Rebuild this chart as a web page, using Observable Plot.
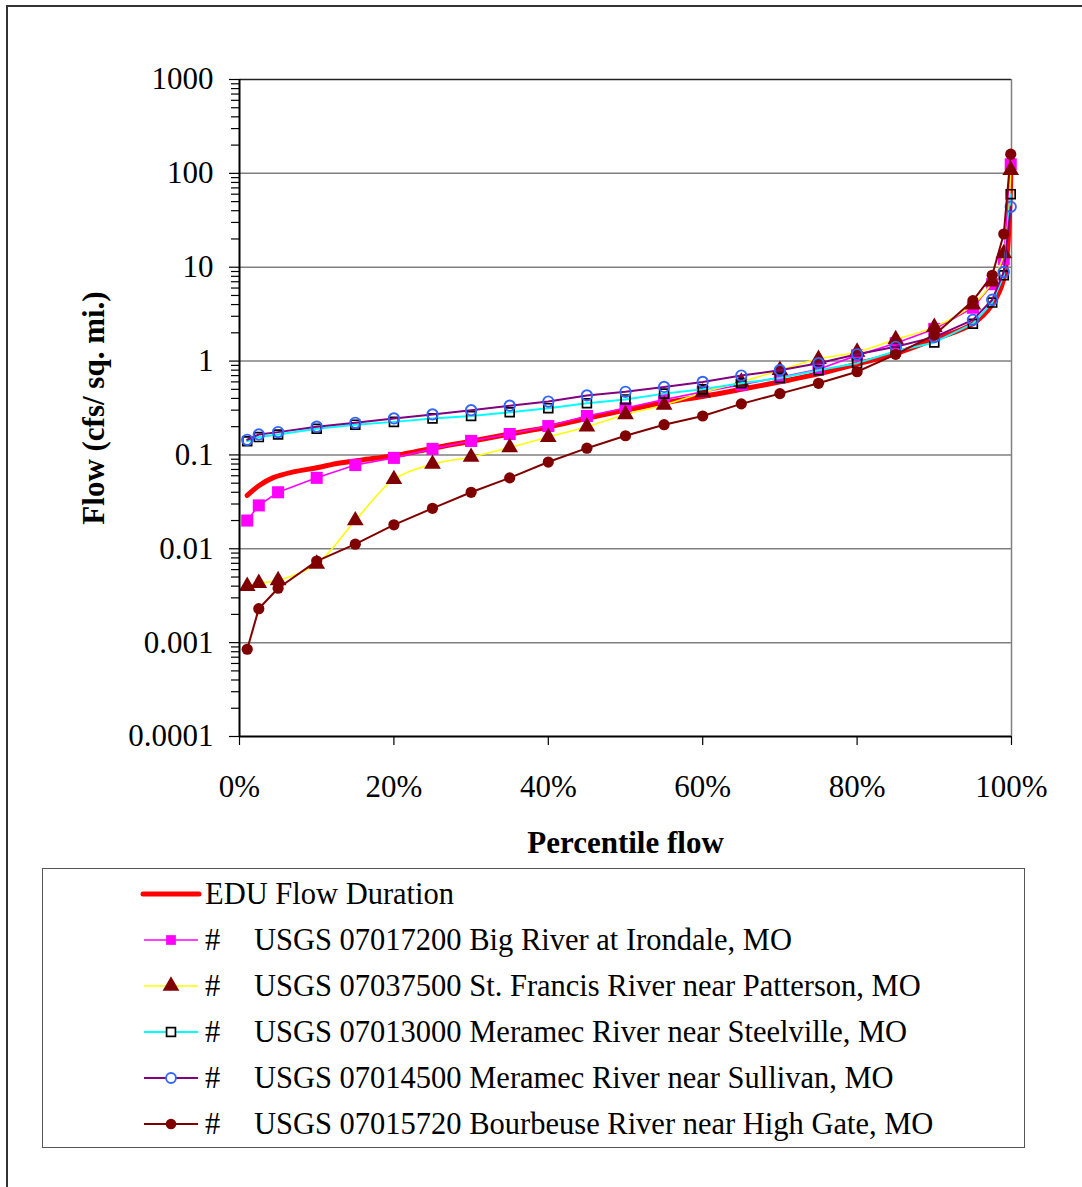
<!DOCTYPE html>
<html>
<head>
<meta charset="utf-8">
<script src="https://cdn.jsdelivr.net/npm/d3@7"></script>
<script src="https://cdn.jsdelivr.net/npm/@observablehq/plot@0.6"></script>
<style>
  html, body { margin: 0; padding: 0; background: #fff; overflow: hidden; }
  #wrap { position: relative; width: 1082px; height: 1187px; font-family: "Liberation Serif", "Times New Roman", serif; }
  #outer { position: absolute; left: 6px; top: 5px; width: 1100px; height: 1200px; border-left: 2px solid #333; border-top: 2px solid #333; box-sizing: border-box; }
  #chart { position: absolute; left: 0; top: 0; }
  #legend { position: absolute; left: 42px; top: 868px; width: 983px; height: 280px; border: 1.5px solid #555; box-sizing: border-box; background: #fff; }
  .row { position: absolute; left: 0; height: 40px; width: 100%; font-size: 30.5px; line-height: 40px; color: #000; }
  .row svg { position: absolute; left: 97px; top: 10px; }
  .row .hash { position: absolute; left: 162px; }
  .row .name { position: absolute; left: 211px; white-space: nowrap; }
  .row .edu { position: absolute; left: 162px; white-space: nowrap; }
</style>
</head>
<body>
<div id="wrap">
  <div id="outer"></div>
  <div id="chart"></div>
  <div id="legend"></div>
</div>
<script>
// ---------- data ----------
const pct = [1, 2.5, 5, 10, 15, 20, 25, 30, 35, 40, 45, 50, 55, 60, 65, 70, 75, 80, 85, 90, 95, 97.5, 99, 99.9];

const bigRiver   = [0.020, 0.029, 0.040, 0.057, 0.078, 0.093, 0.116, 0.141, 0.167, 0.203, 0.26, 0.316, 0.39, 0.47, 0.56, 0.67, 0.82, 1.15, 1.55, 2.2, 3.7, 6.6, 12.2, 125];
const stFrancis  = [0.0040, 0.0043, 0.0046, 0.0069, 0.020, 0.055, 0.080, 0.095, 0.12, 0.155, 0.20, 0.27, 0.34, 0.46, 0.60, 0.80, 1.05, 1.25, 1.7, 2.3, 4.0, 7.0, 14, 108];
const steelville = [0.14, 0.155, 0.165, 0.19, 0.21, 0.225, 0.245, 0.26, 0.285, 0.315, 0.355, 0.39, 0.45, 0.50, 0.58, 0.66, 0.80, 0.95, 1.27, 1.58, 2.5, 4.2, 8.2, 60];
const sullivan   = [0.145, 0.165, 0.175, 0.20, 0.22, 0.245, 0.27, 0.30, 0.335, 0.37, 0.43, 0.47, 0.53, 0.60, 0.70, 0.80, 0.95, 1.18, 1.42, 1.8, 2.75, 4.5, 8.9, 44];
const bourbeuse  = [0.00085, 0.0023, 0.0038, 0.0074, 0.0112, 0.018, 0.027, 0.040, 0.057, 0.084, 0.118, 0.16, 0.21, 0.26, 0.35, 0.45, 0.58, 0.77, 1.18, 1.9, 4.4, 8.2, 22.6, 160];

const eduPct  = [1, 2.5, 4.3, 7, 10, 13, 17.5, 21, 25, 30, 35, 40, 45, 50, 55, 60, 65, 70, 75, 80, 85, 90, 95, 97.5, 99, 99.9];
const eduFlow = [0.037, 0.047, 0.057, 0.066, 0.073, 0.082, 0.092, 0.101, 0.118, 0.14, 0.167, 0.198, 0.245, 0.30, 0.36, 0.42, 0.50, 0.60, 0.73, 0.93, 1.2, 1.7, 2.5, 4.0, 7.5, 100];

const seriesNames = [
  "USGS 07017200 Big River at Irondale, MO",
  "USGS 07037500 St. Francis River near Patterson, MO",
  "USGS 07013000 Meramec River near Steelville, MO",
  "USGS 07014500 Meramec River near Sullivan, MO",
  "USGS 07015720 Bourbeuse River near High Gate, MO"
];
const eduName = "EDU Flow Duration";

const yTicks  = [0.0001, 0.001, 0.01, 0.1, 1, 10, 100, 1000];
const yLabels = ["0.0001", "0.001", "0.01", "0.1", "1", "10", "100", "1000"];
const xTicks  = [0, 20, 40, 60, 80, 100];
const xLabels = ["0%", "20%", "40%", "60%", "80%", "100%"];
const xTitle = "Percentile flow";
const yTitle = "Flow (cfs/ sq. mi.)";

// ---------- styles per series ----------
const styles = [
  {line: "#FF00FF", width: 1.6, curve: "linear", symbol: "square", r: 6.8, fill: "#FF00FF", stroke: "none", sw: 0},
  {line: "#FFFF00", width: 1.6, curve: "catmull-rom", symbol: "triangle", r: 6.2, fill: "#800000", stroke: "none", sw: 0},
  {line: "#00FFFF", width: 2, curve: "linear", symbol: "square", r: 5.0, fill: "none", stroke: "#000", sw: 1.7},
  {line: "#800080", width: 2, curve: "linear", symbol: "circle", r: 5.2, fill: "none", stroke: "#3366FF", sw: 1.9},
  {line: "#800000", width: 2, curve: "linear", symbol: "circle", r: 5.6, fill: "#800000", stroke: "none", sw: 0}
];
const valuesList = [bigRiver, stFrancis, steelville, sullivan, bourbeuse];

const rows = seriesNames.map((name, s) => pct.map((p, i) => ({name, pct: p, flow: valuesList[s][i]})));
const edu = eduPct.map((p, i) => ({pct: p, flow: eduFlow[i]}));

const minor = [];
for (let k = 0; k < yTicks.length - 1; k++) for (let m = 2; m <= 9; m++) minor.push(yTicks[k] * m);

const yFmt = new Map(yTicks.map((v, i) => [v, yLabels[i]]));
const xFmt = new Map(xTicks.map((v, i) => [v, xLabels[i]]));

const seriesMarks = [];
seriesMarks.push(Plot.line(edu, {x: "pct", y: "flow", stroke: "#FF0000", strokeWidth: 5, curve: "catmull-rom"}));
rows.forEach((data, s) => {
  const st = styles[s];
  seriesMarks.push(Plot.line(data, {x: "pct", y: "flow", stroke: st.line, strokeWidth: st.width, curve: st.curve}));
  seriesMarks.push(Plot.dot(data, {x: "pct", y: "flow", symbol: st.symbol, r: st.r, fill: st.fill, stroke: st.stroke, strokeWidth: st.sw}));
});

const chart = Plot.plot({
  width: 1082,
  height: 860,
  marginLeft: 239,
  marginRight: 71,
  marginTop: 79,
  marginBottom: 124,
  style: {fontFamily: "'Liberation Serif', 'Times New Roman', serif", fontSize: "31px", background: "transparent", color: "#000", overflow: "visible"},
  x: {domain: [0, 100]},
  y: {type: "log", domain: [0.0001, 1000]},
  marks: [
    Plot.ruleY(yTicks.slice(1, -1), {stroke: "#808080", strokeWidth: 1.5}),
    Plot.ruleY([1000], {stroke: "#222", strokeWidth: 1.5}),
    Plot.ruleX([100], {stroke: "#808080", strokeWidth: 1.5}),
    Plot.axisY(minor, {tickSize: 8, tickFormat: () => "", label: null, strokeWidth: 1.2}),
    Plot.axisY(yTicks, {tickSize: 10, tickPadding: 16, tickFormat: d => yFmt.get(d), label: yTitle, labelAnchor: "center", labelOffset: 158, labelArrow: "none", strokeWidth: 1.2}),
    Plot.axisX(xTicks, {tickSize: 9, tickPadding: 29, tickFormat: d => xFmt.get(d), label: xTitle, labelAnchor: "center", labelOffset: 116, labelArrow: "none", strokeWidth: 1.2}),
    ...seriesMarks,
    Plot.ruleX([0], {stroke: "#000", strokeWidth: 2}),
    Plot.ruleY([0.0001], {stroke: "#000", strokeWidth: 2})
  ]
});
document.getElementById("chart").appendChild(chart);
d3.select(chart).selectAll('g[aria-label$="axis label"]').attr("font-weight", "bold");

// ---------- legend ----------
const legend = document.getElementById("legend");
const rowTop = (i) => 5 + i * 46;
function swatch(st, isEdu) {
  const ns = "http://www.w3.org/2000/svg";
  const svg = document.createElementNS(ns, "svg");
  svg.setAttribute("width", 62); svg.setAttribute("height", 20);
  const line = document.createElementNS(ns, "line");
  line.setAttribute("x1", isEdu ? 3 : 4); line.setAttribute("x2", isEdu ? 59 : 58);
  line.setAttribute("y1", 10); line.setAttribute("y2", 10);
  line.setAttribute("stroke", isEdu ? "#FF0000" : st.line);
  line.setAttribute("stroke-width", isEdu ? 5 : st.width);
  line.setAttribute("stroke-linecap", isEdu ? "round" : "butt");
  svg.appendChild(line);
  if (!isEdu) {
    const sym = d3.symbol(st.symbol === "square" ? d3.symbolSquare : st.symbol === "triangle" ? d3.symbolTriangle : d3.symbolCircle, Math.PI * st.r * st.r * (st.symbol === "square" && st.fill !== "none" ? 0.65 : 1) * (st.symbol === "triangle" ? 1.0 : 1) * (st.symbol === "circle" ? 0.9 : 1));
    const p = document.createElementNS(ns, "path");
    p.setAttribute("d", sym());
    p.setAttribute("transform", "translate(31,10)");
    p.setAttribute("fill", st.fill === "none" ? "#fff" : st.fill);
    p.setAttribute("stroke", st.stroke);
    p.setAttribute("stroke-width", st.sw);
    svg.appendChild(p);
  }
  return svg;
}
{
  const r = document.createElement("div"); r.className = "row"; r.style.top = rowTop(0) + "px";
  r.appendChild(swatch(null, true));
  const t = document.createElement("span"); t.className = "edu"; t.textContent = eduName; r.appendChild(t);
  legend.appendChild(r);
}
seriesNames.forEach((name, s) => {
  const r = document.createElement("div"); r.className = "row"; r.style.top = rowTop(s + 1) + "px";
  r.appendChild(swatch(styles[s], false));
  const h = document.createElement("span"); h.className = "hash"; h.textContent = "#"; r.appendChild(h);
  const t = document.createElement("span"); t.className = "name"; t.textContent = name; r.appendChild(t);
  legend.appendChild(r);
});
</script>
</body>
</html>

▸ TASK INSTRUCTIONS: Check every line of the data, and copy the ones that contain "chart".

▸ SOLVED PROBLEM:
Rebuild this chart as a web page, using Observable Plot.
  #chart { position: absolute; left: 0; top: 0; }
  <div id="chart"></div>
const chart = Plot.plot({
document.getElementById("chart").appendChild(chart);
d3.select(chart).selectAll('g[aria-label$="axis label"]').attr("font-weight", "bold");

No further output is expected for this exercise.